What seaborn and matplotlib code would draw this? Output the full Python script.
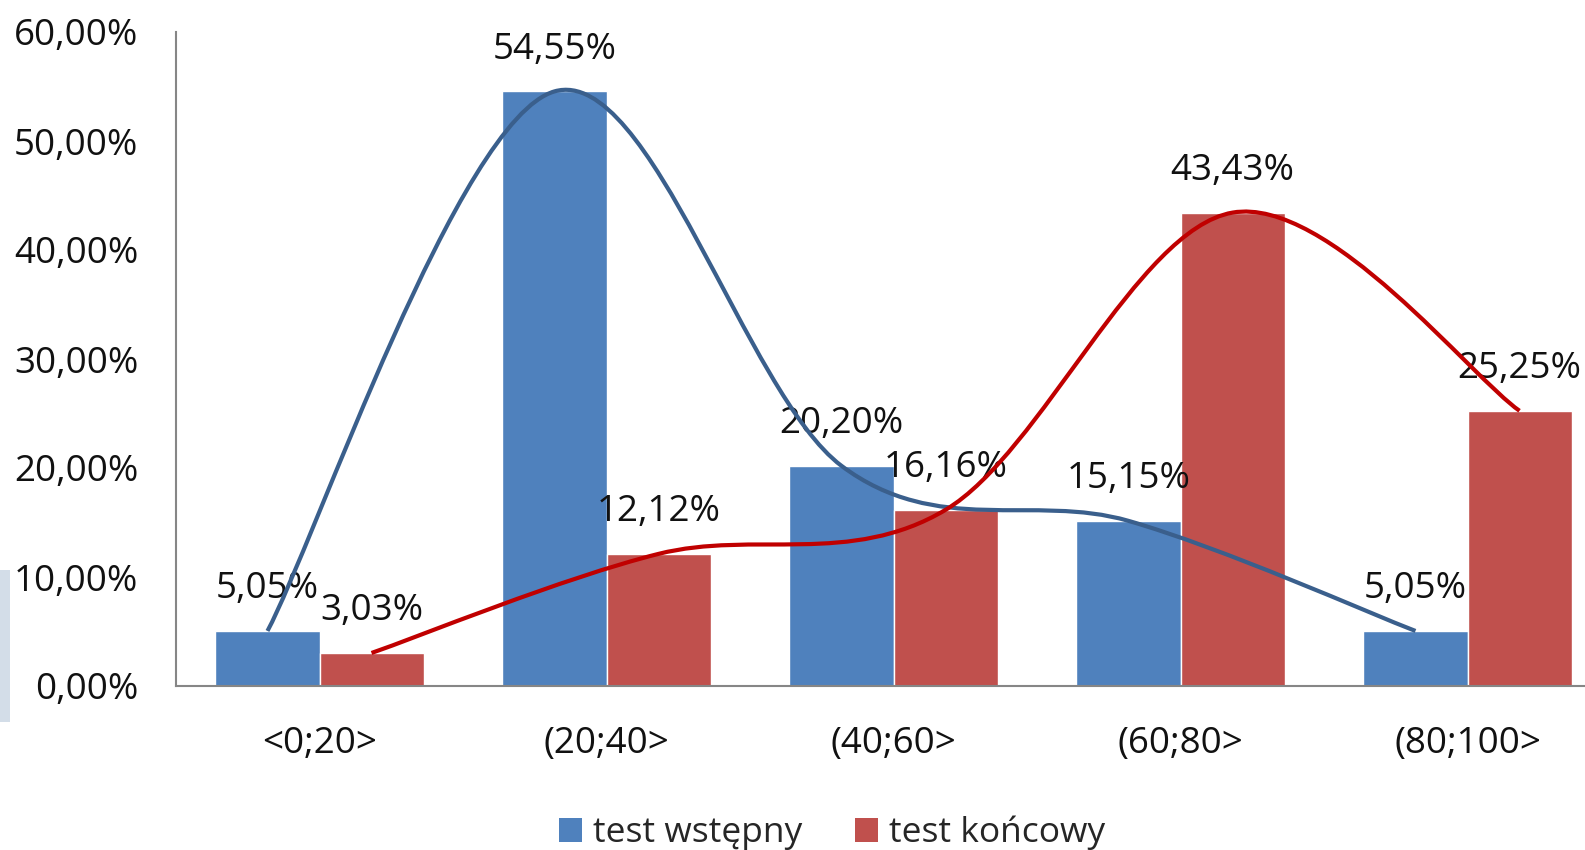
import numpy as np
import pandas as pd
import matplotlib
matplotlib.use("Agg")
import matplotlib.pyplot as plt
from matplotlib.path import Path
from matplotlib.patches import PathPatch, Patch, Rectangle
import seaborn as sns

categories = ["<0;20>", "(20;40>", "(40;60>", "(60;80>", "(80;100>"]
series_names = ["test wstępny", "test końcowy"]
test_wstepny = [5.05, 54.55, 20.20, 15.15, 5.05]
test_koncowy = [3.03, 12.12, 16.16, 43.43, 25.25]
y_ticks = [0, 10, 20, 30, 40, 50, 60]

bar_colors = ["#4F81BD", "#C0504D"]
line_colors = ["#3A5F8C", "#C00000"]

sns.set_theme(style="white")
plt.rcParams["font.family"] = ["Open Sans", "DejaVu Sans"]

df = pd.DataFrame({
    "cat": categories * 2,
    "series": [series_names[0]] * 5 + [series_names[1]] * 5,
    "value": test_wstepny + test_koncowy,
})

FW, FH = 1585, 850
fig = plt.figure(figsize=(FW / 100, FH / 100), dpi=100)
fig.patch.set_facecolor("white")

# faint background decoration at the left edge
fig.patches.append(Rectangle((0, 1 - 722 / FH), 10 / FW, 152 / FH,
                             transform=fig.transFigure, facecolor="#D3DDE8",
                             edgecolor="none", zorder=0))

ax = fig.add_axes([176 / FW, 1 - 686 / FH, 1435 / FW, 654 / FH])
ax.set_facecolor("white")
ax.patch.set_alpha(0)

W = 0.725
sns.barplot(data=df, x="cat", y="value", hue="series", order=categories,
            hue_order=series_names, palette=bar_colors, width=W,
            saturation=1, ax=ax, legend=False, errorbar=None, zorder=2)

ax.set_xlim(-0.5, 4.5)
ax.set_ylim(0, 60)
ax.set_yticks(y_ticks)
ax.set_yticklabels([f"{t:.2f}".replace(".", ",") + "%" for t in y_ticks])
ax.set_xlabel("")
ax.set_ylabel("")
ax.tick_params(axis="y", length=0, pad=27, labelsize=26.5, labelcolor="#111111")
ax.tick_params(axis="x", length=0, pad=29, labelsize=26.5, labelcolor="#111111")
for s in ["top", "right"]:
    ax.spines[s].set_visible(False)
for s in ["left", "bottom"]:
    ax.spines[s].set_color("#868686")
    ax.spines[s].set_linewidth(1.5)

half = W / 4.0
offsets = [-half, half]
series_vals = [test_wstepny, test_koncowy]

# data labels
for vals, off in zip(series_vals, offsets):
    for i, v in enumerate(vals):
        ax.annotate(f"{v:.2f}".replace(".", ",") + "%", (i + off, v),
                    xytext=(0, 30), textcoords="offset points",
                    ha="center", va="center", fontsize=26.5, color="#111111",
                    zorder=3)

# smoothed lines (Bezier through the bar tops)
def smooth_path(xs, ys):
    pts = np.column_stack([xs, ys])
    n = len(pts)
    verts = [pts[0]]
    codes = [Path.MOVETO]
    for i in range(n - 1):
        p_prev = pts[i - 1] if i > 0 else pts[i]
        p_next2 = pts[i + 2] if i + 2 < n else pts[i + 1]
        c1 = pts[i] + (pts[i + 1] - p_prev) / 6.0
        c2 = pts[i + 1] - (p_next2 - pts[i]) / 6.0
        verts += [c1, c2, pts[i + 1]]
        codes += [Path.CURVE4] * 3
    return Path(verts, codes)

for vals, off, col in zip(series_vals, offsets, line_colors):
    xs = np.arange(len(vals)) + off
    patch = PathPatch(smooth_path(xs, np.array(vals, dtype=float)),
                      facecolor="none", edgecolor=col, linewidth=3,
                      zorder=4, transform=ax.transData, clip_on=False)
    ax.add_patch(patch)

handles = [Patch(facecolor=c, edgecolor="none") for c in bar_colors]
fig.legend(handles, series_names, loc="center", bbox_to_anchor=(832 / FW, 1 - 833 / FH),
           ncol=2, frameon=False, fontsize=25.5, handlelength=0.65, handleheight=0.65,
           handletextpad=0.3, columnspacing=1.5, borderaxespad=0, borderpad=0)

fig.savefig("out.png", dpi=100, facecolor="white")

- **Exercise task**: Extract all the data above exactly, excluding every picture.

- **In response**:
What seaborn and matplotlib code would draw this? Output the full Python script.
import numpy as np
import pandas as pd
import matplotlib
matplotlib.use("Agg")
import matplotlib.pyplot as plt
from matplotlib.path import Path
from matplotlib.patches import PathPatch, Patch, Rectangle
import seaborn as sns

categories = ["<0;20>", "(20;40>", "(40;60>", "(60;80>", "(80;100>"]
series_names = ["test wstępny", "test końcowy"]
test_wstepny = [5.05, 54.55, 20.20, 15.15, 5.05]
test_koncowy = [3.03, 12.12, 16.16, 43.43, 25.25]
y_ticks = [0, 10, 20, 30, 40, 50, 60]

bar_colors = ["#4F81BD", "#C0504D"]
line_colors = ["#3A5F8C", "#C00000"]

sns.set_theme(style="white")
plt.rcParams["font.family"] = ["Open Sans", "DejaVu Sans"]

df = pd.DataFrame({
    "cat": categories * 2,
    "series": [series_names[0]] * 5 + [series_names[1]] * 5,
    "value": test_wstepny + test_koncowy,
})

FW, FH = 1585, 850
fig = plt.figure(figsize=(FW / 100, FH / 100), dpi=100)
fig.patch.set_facecolor("white")

# faint background decoration at the left edge
fig.patches.append(Rectangle((0, 1 - 722 / FH), 10 / FW, 152 / FH,
                             transform=fig.transFigure, facecolor="#D3DDE8",
                             edgecolor="none", zorder=0))

ax = fig.add_axes([176 / FW, 1 - 686 / FH, 1435 / FW, 654 / FH])
ax.set_facecolor("white")
ax.patch.set_alpha(0)

W = 0.725
sns.barplot(data=df, x="cat", y="value", hue="series", order=categories,
            hue_order=series_names, palette=bar_colors, width=W,
            saturation=1, ax=ax, legend=False, errorbar=None, zorder=2)

ax.set_xlim(-0.5, 4.5)
ax.set_ylim(0, 60)
ax.set_yticks(y_ticks)
ax.set_yticklabels([f"{t:.2f}".replace(".", ",") + "%" for t in y_ticks])
ax.set_xlabel("")
ax.set_ylabel("")
ax.tick_params(axis="y", length=0, pad=27, labelsize=26.5, labelcolor="#111111")
ax.tick_params(axis="x", length=0, pad=29, labelsize=26.5, labelcolor="#111111")
for s in ["top", "right"]:
    ax.spines[s].set_visible(False)
for s in ["left", "bottom"]:
    ax.spines[s].set_color("#868686")
    ax.spines[s].set_linewidth(1.5)

half = W / 4.0
offsets = [-half, half]
series_vals = [test_wstepny, test_koncowy]

# data labels
for vals, off in zip(series_vals, offsets):
    for i, v in enumerate(vals):
        ax.annotate(f"{v:.2f}".replace(".", ",") + "%", (i + off, v),
                    xytext=(0, 30), textcoords="offset points",
                    ha="center", va="center", fontsize=26.5, color="#111111",
                    zorder=3)

# smoothed lines (Bezier through the bar tops)
def smooth_path(xs, ys):
    pts = np.column_stack([xs, ys])
    n = len(pts)
    verts = [pts[0]]
    codes = [Path.MOVETO]
    for i in range(n - 1):
        p_prev = pts[i - 1] if i > 0 else pts[i]
        p_next2 = pts[i + 2] if i + 2 < n else pts[i + 1]
        c1 = pts[i] + (pts[i + 1] - p_prev) / 6.0
        c2 = pts[i + 1] - (p_next2 - pts[i]) / 6.0
        verts += [c1, c2, pts[i + 1]]
        codes += [Path.CURVE4] * 3
    return Path(verts, codes)

for vals, off, col in zip(series_vals, offsets, line_colors):
    xs = np.arange(len(vals)) + off
    patch = PathPatch(smooth_path(xs, np.array(vals, dtype=float)),
                      facecolor="none", edgecolor=col, linewidth=3,
                      zorder=4, transform=ax.transData, clip_on=False)
    ax.add_patch(patch)

handles = [Patch(facecolor=c, edgecolor="none") for c in bar_colors]
fig.legend(handles, series_names, loc="center", bbox_to_anchor=(832 / FW, 1 - 833 / FH),
           ncol=2, frameon=False, fontsize=25.5, handlelength=0.65, handleheight=0.65,
           handletextpad=0.3, columnspacing=1.5, borderaxespad=0, borderpad=0)

fig.savefig("out.png", dpi=100, facecolor="white")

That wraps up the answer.